REVIEW: Each Slow Dusk

Malvern Editorial 8th Nov, 2014 Updated: 20th Oct, 2016

Each Slow Dusk by Rory Mullarke and performed by Pentabus Theatre Company

Reviewed by Lee Farley at The Hive, Worcester.

This touring production of Rory Mullarkey’s First World War tale is an enigma; an intriguing, but flawed attempt to answer the question of how to reflect our inability to react to war and its horrors.

The play, to borrow a football metaphor from the text, is definitely one of two halves. The first half has three young men dressed in army fatigues telling us, in the past tense, about an unnamed character who died in the trenches. The second half is a presentation, with slides, by another unnamed character who has visited the war memorials in northern France.

This is theatre with many of its vital components removed. No action, no relationships, no character interaction. Everything is addressed directly to the audience in the past tense. It made me think about what theatre is, what are the absolutely essential requirements? What stops this production from being storytelling rather than theatre? Whatever the answers, the resulting performance lacks dynamism and fails to engage on an emotional level.

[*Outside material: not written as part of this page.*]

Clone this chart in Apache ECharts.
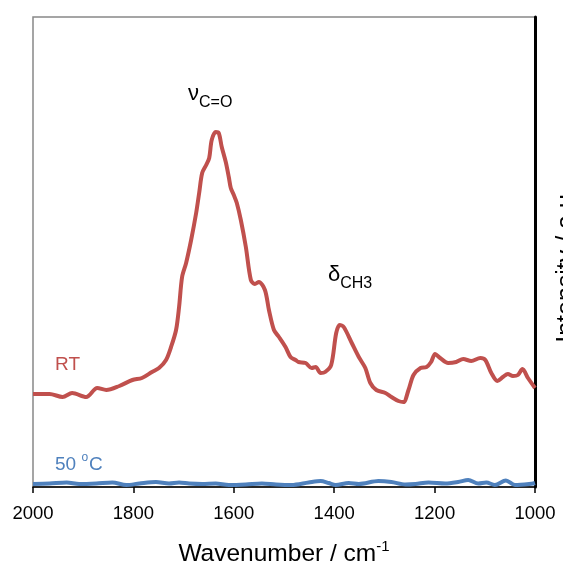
<!DOCTYPE html>
<html>
<head>
<meta charset="utf-8">
<script src="https://cdn.jsdelivr.net/npm/echarts@6/dist/echarts.min.js"></script>
<style>
  html, body { margin: 0; padding: 0; background: #fff; }
  #chart { width: 563px; height: 569px; }
</style>
</head>
<body>
<div id="chart"></div>
<script>
// RT spectrum (wavenumber / cm-1, intensity a.u.)
var rtWavenumber = [2000, 1967, 1941, 1922, 1894, 1872, 1854, 1828, 1802, 1783, 1763, 1749, 1735, 1725, 1715, 1709, 1703, 1695, 1685, 1675, 1669, 1663, 1655, 1649, 1644, 1636, 1630, 1624, 1616, 1610, 1606, 1600, 1594, 1586, 1576, 1566, 1558, 1550, 1538, 1530, 1520, 1510, 1497, 1487, 1477, 1471, 1457, 1445, 1437, 1427, 1418, 1406, 1396, 1389, 1381, 1365, 1351, 1338, 1328, 1316, 1298, 1286, 1272, 1262, 1252, 1242, 1228, 1216, 1207, 1199, 1189, 1173, 1157, 1143, 1127, 1109, 1099, 1087, 1075, 1064, 1054, 1044, 1034, 1025, 1014, 1000];
var rtIntensity = [93, 93, 90, 94, 90, 99, 97, 101, 107, 109, 115, 119, 127, 140, 157, 180, 210, 224, 247, 274, 294, 314, 322, 329, 347, 355, 354, 340, 325, 310, 299, 292, 284, 267, 240, 207, 203, 205, 197, 177, 157, 150, 140, 130, 127, 125, 124, 119, 120, 114, 115, 122, 154, 162, 160, 144, 130, 119, 104, 97, 94, 90, 86, 85, 97, 112, 119, 120, 125, 133, 129, 124, 125, 128, 126, 129, 127, 114, 106, 110, 113, 111, 112, 118, 109, 99];

// 50 oC spectrum
var hotWavenumber = [2000, 1967, 1933, 1908, 1874, 1842, 1814, 1788, 1755, 1729, 1709, 1689, 1663, 1636, 1610, 1576, 1544, 1516, 1485, 1451, 1427, 1411, 1397, 1371, 1351, 1312, 1286, 1258, 1238, 1212, 1179, 1153, 1133, 1113, 1097, 1080, 1058, 1040, 1004, 1000];
var hotIntensity = [3, 3.5, 4.5, 3, 3.5, 4.5, 2, 3.5, 5, 3.5, 4.5, 3.5, 3, 3.5, 2, 2.5, 3.5, 2.5, 2, 4.5, 6, 4, 2, 4, 3, 6, 5, 2.5, 3, 4.5, 3.5, 5, 7, 3.5, 4.5, 2, 6.5, 2, 3.5, 4];

var xTicks = [1000, 2000, 200];

function zip(xs, ys) {
  var out = [];
  for (var i = 0; i < xs.length; i++) out.push([xs[i], ys[i]]);
  return out;
}

var red = '#c0504d';
var blue = '#4f81bd';
var font = 'Liberation Sans';

var chart = echarts.init(document.getElementById('chart'));
var option = {
  animation: false,
  textStyle: { fontFamily: font },
  grid: {
    left: 33, right: 28, top: 17, bottom: 82,
    outerBoundsMode: 'none',
    show: true, borderColor: '#888', borderWidth: 1.5
  },
  xAxis: {
    type: 'value',
    min: xTicks[0], max: xTicks[1], interval: xTicks[2],
    inverse: true,
    axisLine: { lineStyle: { color: '#000', width: 1.5 } },
    axisTick: { show: true, length: 6, lineStyle: { color: '#000', width: 1.5 } },
    axisLabel: {
      color: '#000', fontSize: 18.5, margin: 17, fontFamily: font,
      formatter: function (v) { return String(v); }
    },
    splitLine: { show: false },
    name: '{t|Wavenumber / cm}{s|-1}',
    nameLocation: 'middle',
    nameGap: 52,
    nameTextStyle: {
      rich: {
        t: { fontSize: 24.5, color: '#000', fontFamily: font, lineHeight: 28, verticalAlign: 'bottom' },
        s: { fontSize: 15, color: '#000', fontFamily: font, lineHeight: 28, verticalAlign: 'top', padding: [0, 0, 10, 0] }
      }
    }
  },
  yAxis: {
    type: 'value',
    min: 0, max: 470,
    position: 'right',
    axisLine: { show: true, lineStyle: { color: '#000', width: 3 } },
    axisTick: { show: false },
    axisLabel: { show: false },
    splitLine: { show: false }
  },
  graphic: [
    {
      type: 'text', x: 567, y: 265, rotation: Math.PI / 2,
      style: { text: 'Intensity / a.u.', font: '25px "Liberation Sans"', fill: '#000', align: 'center', verticalAlign: 'middle' }
    },
    {
      type: 'text', x: 188, y: 83,
      style: {
        text: '{a|ν}{b|C=O}',
        rich: {
          a: { fontSize: 22, fontFamily: font, fill: '#000', lineHeight: 28, verticalAlign: 'top' },
          b: { fontSize: 16, fontFamily: font, fill: '#000', lineHeight: 28, verticalAlign: 'bottom', padding: [10, 0, 0, 0] }
        }
      }
    },
    {
      type: 'text', x: 328, y: 264,
      style: {
        text: '{a|δ}{b|CH3}',
        rich: {
          a: { fontSize: 22, fontFamily: font, fill: '#000', lineHeight: 28, verticalAlign: 'top' },
          b: { fontSize: 16, fontFamily: font, fill: '#000', lineHeight: 28, verticalAlign: 'bottom', padding: [10, 0, 0, 0] }
        }
      }
    },
    {
      type: 'text', x: 55, y: 355,
      style: { text: 'RT', font: '19px "Liberation Sans"', fill: red }
    },
    {
      type: 'text', x: 55, y: 452,
      style: {
        text: '{a|50 }{b|o}{a|C}',
        rich: {
          a: { fontSize: 19, fontFamily: font, fill: blue, lineHeight: 22, verticalAlign: 'bottom' },
          b: { fontSize: 12, fontFamily: font, fill: blue, lineHeight: 22, verticalAlign: 'top', padding: [0, 1, 8, 0] }
        }
      }
    }
  ],
  series: [
    {
      name: 'RT', type: 'line', data: zip(rtWavenumber, rtIntensity),
      showSymbol: false, smooth: 0.3,
      lineStyle: { color: red, width: 4 }, z: 3
    },
    {
      name: '50 oC', type: 'line', data: zip(hotWavenumber, hotIntensity),
      showSymbol: false, smooth: 0.3,
      lineStyle: { color: blue, width: 4 }, z: 2
    }
  ]
};
chart.setOption(option);
</script>
</body>
</html>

The production is attempting, by avoiding naturalism and distancing us from the story, to reflect the distance we feel from the events of 1914-18. Repetition is used in the text to emphasise similarities between the two sections of the play and the final words “Where are we now?” act as a kind of rallying cry to us all – how are we responding to war? Why are we allowing ourselves to repeat the killing and devastation?

It’s a fascinating theatrical experiment that just doesn’t quite pay off. The intention is to provoke consideration of the ideas, but I found myself too aware of the writer and the director’s tactics. The repetition, the structure, the low-key storytelling and the lack of action or character interaction are so alienating they form a barrier between the narrative and the audience. This barrier is too impenetrable and the production could have found a different way into the story and the ideas, a way which might have engaged emotionally and provided a more visceral human connection.

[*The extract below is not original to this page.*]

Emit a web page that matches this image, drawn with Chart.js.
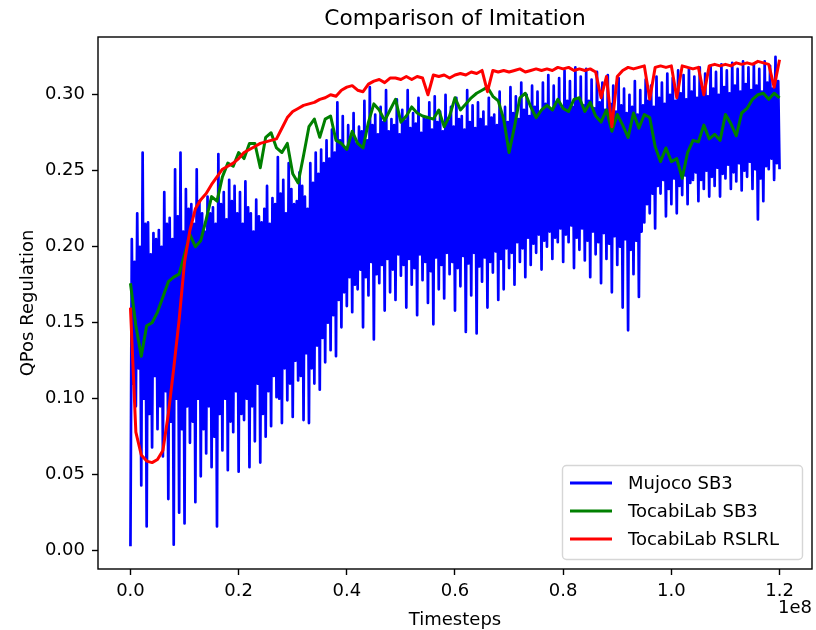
<!DOCTYPE html>
<html>
<head>
<meta charset="utf-8">
<script src="https://cdn.jsdelivr.net/npm/chart.js@4"></script>
<style>
  body { margin: 0; background: #fff; }
  canvas { display: block; }
</style>
</head>
<body>
<canvas id="myChart" width="816" height="630"></canvas>
<script>
// x values are in units of 1e8 timesteps
var xTicks = [0.0, 0.2, 0.4, 0.6, 0.8, 1.0, 1.2];
var yTicks = [0.00, 0.05, 0.10, 0.15, 0.20, 0.25, 0.30];
var seriesNames = ["Mujoco SB3", "TocabiLab SB3", "TocabiLab RSLRL"];
var seriesColors = ["#0000ff", "#008000", "#ff0000"];

// Mujoco SB3: very noisy, read every 0.0025e8 (low, high, low, high ...)
var blueStep = 0.0025;
var mujocoSB3 = [
  0.003,0.205,0.110,0.190, 0.095,0.222,0.120,0.200, 0.043,0.262,0.100,0.215, 0.016,0.216,0.090,0.195, 0.068,0.209,0.115,0.205,
  0.080,0.211,0.095,0.200, 0.062,0.236,0.105,0.215, 0.034,0.219,0.085,0.205, 0.004,0.251,0.100,0.220, 0.025,0.262,0.080,0.210,
  0.018,0.238,0.095,0.225, 0.071,0.228,0.085,0.215, 0.032,0.251,0.100,0.230, 0.049,0.222,0.080,0.210, 0.064,0.233,0.095,0.222,
  0.055,0.226,0.075,0.215, 0.016,0.261,0.090,0.228, 0.066,0.236,0.100,0.218, 0.053,0.244,0.085,0.230, 0.078,0.240,0.105,0.222,
  0.052,0.236,0.090,0.215, 0.086,0.243,0.100,0.226, 0.055,0.222,0.095,0.210, 0.072,0.231,0.110,0.220, 0.058,0.216,0.090,0.225,
  0.075,0.240,0.105,0.215, 0.082,0.232,0.115,0.228, 0.101,0.259,0.100,0.235, 0.084,0.244,0.120,0.222, 0.099,0.255,0.110,0.238,
  0.088,0.228,0.125,0.230, 0.112,0.249,0.115,0.240, 0.086,0.233,0.130,0.225, 0.084,0.255,0.120,0.242, 0.110,0.262,0.135,0.248,
  0.106,0.264,0.140,0.255, 0.124,0.270,0.150,0.258, 0.132,0.277,0.155,0.262, 0.128,0.295,0.165,0.270, 0.147,0.286,0.170,0.265,
  0.161,0.280,0.180,0.272, 0.157,0.288,0.175,0.268, 0.172,0.279,0.185,0.276, 0.147,0.296,0.180,0.270, 0.168,0.305,0.190,0.280,
  0.139,0.287,0.182,0.274, 0.176,0.292,0.188,0.282, 0.158,0.303,0.192,0.276, 0.170,0.284,0.185,0.280, 0.165,0.297,0.195,0.274,
  0.181,0.290,0.188,0.283, 0.160,0.303,0.192,0.278, 0.175,0.288,0.186,0.281, 0.155,0.298,0.195,0.275, 0.178,0.285,0.190,0.284,
  0.163,0.295,0.184,0.277, 0.149,0.299,0.193,0.282, 0.172,0.289,0.188,0.276, 0.166,0.300,0.196,0.283, 0.182,0.292,0.190,0.279,
  0.158,0.298,0.186,0.284, 0.174,0.286,0.194,0.277, 0.144,0.303,0.189,0.282, 0.168,0.293,0.196,0.278, 0.143,0.295,0.187,0.284,
  0.177,0.289,0.193,0.279, 0.160,0.298,0.190,0.285, 0.183,0.287,0.197,0.280, 0.165,0.302,0.192,0.286, 0.172,0.292,0.199,0.282,
  0.186,0.305,0.196,0.288, 0.175,0.299,0.203,0.284, 0.190,0.308,0.199,0.290, 0.180,0.300,0.206,0.286, 0.188,0.306,0.202,0.292,
  0.196,0.302,0.208,0.288, 0.185,0.308,0.204,0.294, 0.200,0.313,0.210,0.290, 0.192,0.306,0.206,0.295, 0.203,0.311,0.212,0.291,
  0.190,0.316,0.208,0.296, 0.203,0.309,0.214,0.292, 0.186,0.318,0.206,0.297, 0.198,0.312,0.212,0.293, 0.191,0.317,0.204,0.296,
  0.180,0.310,0.210,0.291, 0.195,0.315,0.203,0.295, 0.176,0.308,0.209,0.290, 0.192,0.313,0.202,0.294, 0.170,0.306,0.207,0.289,
  0.188,0.311,0.200,0.293, 0.160,0.304,0.205,0.288, 0.145,0.300,0.198,0.292, 0.182,0.309,0.204,0.287, 0.167,0.303,0.210,0.293,
  0.216,0.310,0.228,0.296, 0.222,0.306,0.235,0.292, 0.212,0.312,0.240,0.298, 0.235,0.308,0.244,0.294, 0.220,0.314,0.238,0.300,
  0.228,0.311,0.245,0.296, 0.222,0.316,0.240,0.301, 0.234,0.313,0.247,0.297, 0.228,0.317,0.242,0.302, 0.244,0.312,0.249,0.298,
  0.230,0.318,0.244,0.303, 0.238,0.314,0.250,0.299, 0.233,0.319,0.246,0.304, 0.240,0.315,0.252,0.300, 0.233,0.320,0.248,0.305,
  0.245,0.316,0.254,0.301, 0.238,0.321,0.249,0.306, 0.243,0.317,0.255,0.302, 0.237,0.322,0.250,0.307, 0.246,0.318,0.256,0.303,
  0.238,0.320,0.251,0.306, 0.218,0.317,0.245,0.302, 0.230,0.322,0.253,0.308, 0.251,0.319,0.258,0.304, 0.244,0.325,0.255,0.309,
  0.251
];

// TocabiLab SB3, read every 0.01e8
var lineStep = 0.01;
var tocabiSB3 = [
  0.176, 0.148, 0.128, 0.148, 0.150, 0.157, 0.167, 0.177, 0.180, 0.182,
  0.195, 0.208, 0.200, 0.204, 0.218, 0.233, 0.230, 0.246, 0.255, 0.253,
  0.262, 0.258, 0.268, 0.268, 0.252, 0.272, 0.275, 0.265, 0.262, 0.268,
  0.248, 0.242, 0.260, 0.279, 0.284, 0.272, 0.284, 0.286, 0.270, 0.268,
  0.264, 0.276, 0.268, 0.265, 0.282, 0.294, 0.290, 0.283, 0.290, 0.297,
  0.282, 0.286, 0.292, 0.288, 0.286, 0.285, 0.284, 0.290, 0.279, 0.286,
  0.298, 0.290, 0.294, 0.298, 0.301, 0.303, 0.305, 0.299, 0.296, 0.284,
  0.262, 0.279, 0.298, 0.301, 0.292, 0.285, 0.290, 0.293, 0.290, 0.297,
  0.291, 0.289, 0.297, 0.298, 0.289, 0.295, 0.286, 0.282, 0.290, 0.276,
  0.287, 0.280, 0.272, 0.288, 0.278, 0.287, 0.285, 0.266, 0.256, 0.265,
  0.256, 0.258, 0.245, 0.262, 0.270, 0.269, 0.280, 0.271, 0.274, 0.270,
  0.287, 0.281, 0.273, 0.288, 0.291, 0.297, 0.300, 0.301, 0.297, 0.301,
  0.298
];

// TocabiLab RSLRL, read every 0.01e8
var tocabiRSLRL = [
  0.160, 0.078, 0.063, 0.059, 0.058, 0.060, 0.066, 0.090, 0.120, 0.152,
  0.190, 0.211, 0.225, 0.231, 0.235, 0.241, 0.246, 0.251, 0.253, 0.255,
  0.258, 0.262, 0.264, 0.266, 0.268, 0.269, 0.270, 0.271, 0.278, 0.285,
  0.289, 0.291, 0.293, 0.294, 0.295, 0.297, 0.298, 0.300, 0.299, 0.303,
  0.305, 0.306, 0.303, 0.302, 0.307, 0.309, 0.310, 0.308, 0.311, 0.311,
  0.310, 0.312, 0.310, 0.312, 0.311, 0.300, 0.313, 0.312, 0.313, 0.311,
  0.313, 0.314, 0.313, 0.315, 0.314, 0.316, 0.302, 0.316, 0.315, 0.316,
  0.315, 0.316, 0.317, 0.315, 0.316, 0.317, 0.316, 0.317, 0.316, 0.318,
  0.317, 0.318, 0.316, 0.317, 0.316, 0.317, 0.315, 0.298, 0.312, 0.279,
  0.312, 0.316, 0.318, 0.317, 0.318, 0.319, 0.297, 0.318, 0.319, 0.318,
  0.319, 0.298, 0.319, 0.318, 0.317, 0.318, 0.300, 0.319, 0.320, 0.319,
  0.320, 0.319, 0.321, 0.320, 0.321, 0.320, 0.322, 0.321, 0.320, 0.305,
  0.323
];

function toPoints(values, step) {
  return values.map(function (v, i) { return { x: i * step, y: v }; });
}

Chart.defaults.font.family = "'DejaVu Sans', sans-serif";
Chart.defaults.color = "#000";

var decor = {
  id: "decor",
  afterDatasetsDraw: function (chart) {
    var ctx = chart.ctx, a = chart.chartArea;
    ctx.save();
    ctx.strokeStyle = "#000";
    ctx.lineWidth = 1.4;
    ctx.strokeRect(a.left, a.top, a.right - a.left, a.bottom - a.top);
    ctx.restore();
  },
  afterDraw: function (chart) {
    var ctx = chart.ctx, a = chart.chartArea;
    var cx = (a.left + a.right) / 2;
    ctx.save();
    ctx.fillStyle = "#000";
    ctx.textAlign = "center";
    ctx.textBaseline = "alphabetic";
    ctx.font = "21.7px 'DejaVu Sans'";
    ctx.fillText("Comparison of Imitation", cx, 25);
    ctx.font = "18px 'DejaVu Sans'";
    ctx.fillText("Timesteps", cx, 624.5);
    ctx.textAlign = "right";
    ctx.fillText("1e8", a.right, 613);
    ctx.save();
    ctx.translate(32.5, (a.top + a.bottom) / 2);
    ctx.rotate(-Math.PI / 2);
    ctx.textAlign = "center";
    ctx.fillText("QPos Regulation", 0, 0);
    ctx.restore();

    // legend, lower right
    var bx = 562.5, by = 465.5, bw = 240, bh = 94;
    ctx.beginPath();
    ctx.roundRect(bx, by, bw, bh, 4);
    ctx.fillStyle = "rgba(255,255,255,0.8)";
    ctx.fill();
    ctx.strokeStyle = "rgba(204,204,204,0.8)";
    ctx.lineWidth = 1.4;
    ctx.stroke();
    var rows = [483, 511, 539];
    ctx.textAlign = "left";
    ctx.textBaseline = "middle";
    ctx.font = "18px 'DejaVu Sans'";
    for (var i = 0; i < seriesNames.length; i++) {
      ctx.beginPath();
      ctx.moveTo(570, rows[i]);
      ctx.lineTo(612, rows[i]);
      ctx.strokeStyle = seriesColors[i];
      ctx.lineWidth = 2.8;
      ctx.stroke();
      ctx.fillStyle = "#000";
      ctx.fillText(seriesNames[i], 628, rows[i] + 1);
    }
    ctx.restore();
  }
};

var ctx = document.getElementById("myChart");
var myLineChart = new Chart(ctx, {
  type: "line",
  data: {
    datasets: [{
      label: seriesNames[0],
      data: toPoints(mujocoSB3, blueStep),
      borderColor: seriesColors[0],
      borderWidth: 2.7,
      borderJoinStyle: "round",
      pointRadius: 0,
      tension: 0,
      order: 3
    }, {
      label: seriesNames[1],
      data: toPoints(tocabiSB3, lineStep),
      borderColor: seriesColors[1],
      borderWidth: 3,
      borderJoinStyle: "round",
      pointRadius: 0,
      tension: 0,
      order: 2
    }, {
      label: seriesNames[2],
      data: toPoints(tocabiRSLRL, lineStep),
      borderColor: seriesColors[2],
      borderWidth: 3,
      borderJoinStyle: "round",
      pointRadius: 0,
      tension: 0,
      order: 1
    }]
  },
  options: {
    responsive: false,
    animation: false,
    devicePixelRatio: 1,
    layout: { padding: { top: 37, right: 4, left: 0, bottom: 0 } },
    plugins: {
      legend: { display: false },
      title: { display: false },
      tooltip: { enabled: false }
    },
    scales: {
      x: {
        type: "linear",
        min: -0.06,
        max: 1.26,
        afterBuildTicks: function (scale) {
          scale.ticks = xTicks.map(function (v) { return { value: v }; });
        },
        afterFit: function (scale) { scale.height = 61; },
        border: { display: false },
        grid: { drawOnChartArea: false, drawTicks: true, tickLength: 6, tickColor: "#000", tickWidth: 1.4 },
        ticks: {
          font: { size: 18 },
          color: "#000",
          padding: 6,
          maxRotation: 0,
          autoSkip: false,
          callback: function (v) { return Number(v).toFixed(1); }
        }
      },
      y: {
        type: "linear",
        min: -0.012,
        max: 0.338,
        afterBuildTicks: function (scale) {
          scale.ticks = yTicks.map(function (v) { return { value: v }; });
        },
        afterFit: function (scale) { scale.width = 98; },
        border: { display: false },
        grid: { drawOnChartArea: false, drawTicks: true, tickLength: 6, tickColor: "#000", tickWidth: 1.4 },
        ticks: {
          font: { size: 18 },
          color: "#000",
          padding: 7,
          autoSkip: false,
          callback: function (v) { return Number(v).toFixed(2); }
        }
      }
    }
  },
  plugins: [decor]
});
</script>
</body>
</html>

Pentabus make good use of the Hive studio – a simply defined space with soft lighting, a minimalist ambient soundscape and a few props. The actors follow the party line which is subtle and understated, although I would challenge the decision to make direct eye contact with the audience in the first half. I also found Joanna Bacon’s character confusing; I kept wondering who she was and why she was delivering this semi-lecture to us? One of too many questions left unanswered by this interesting but unsuccessful production.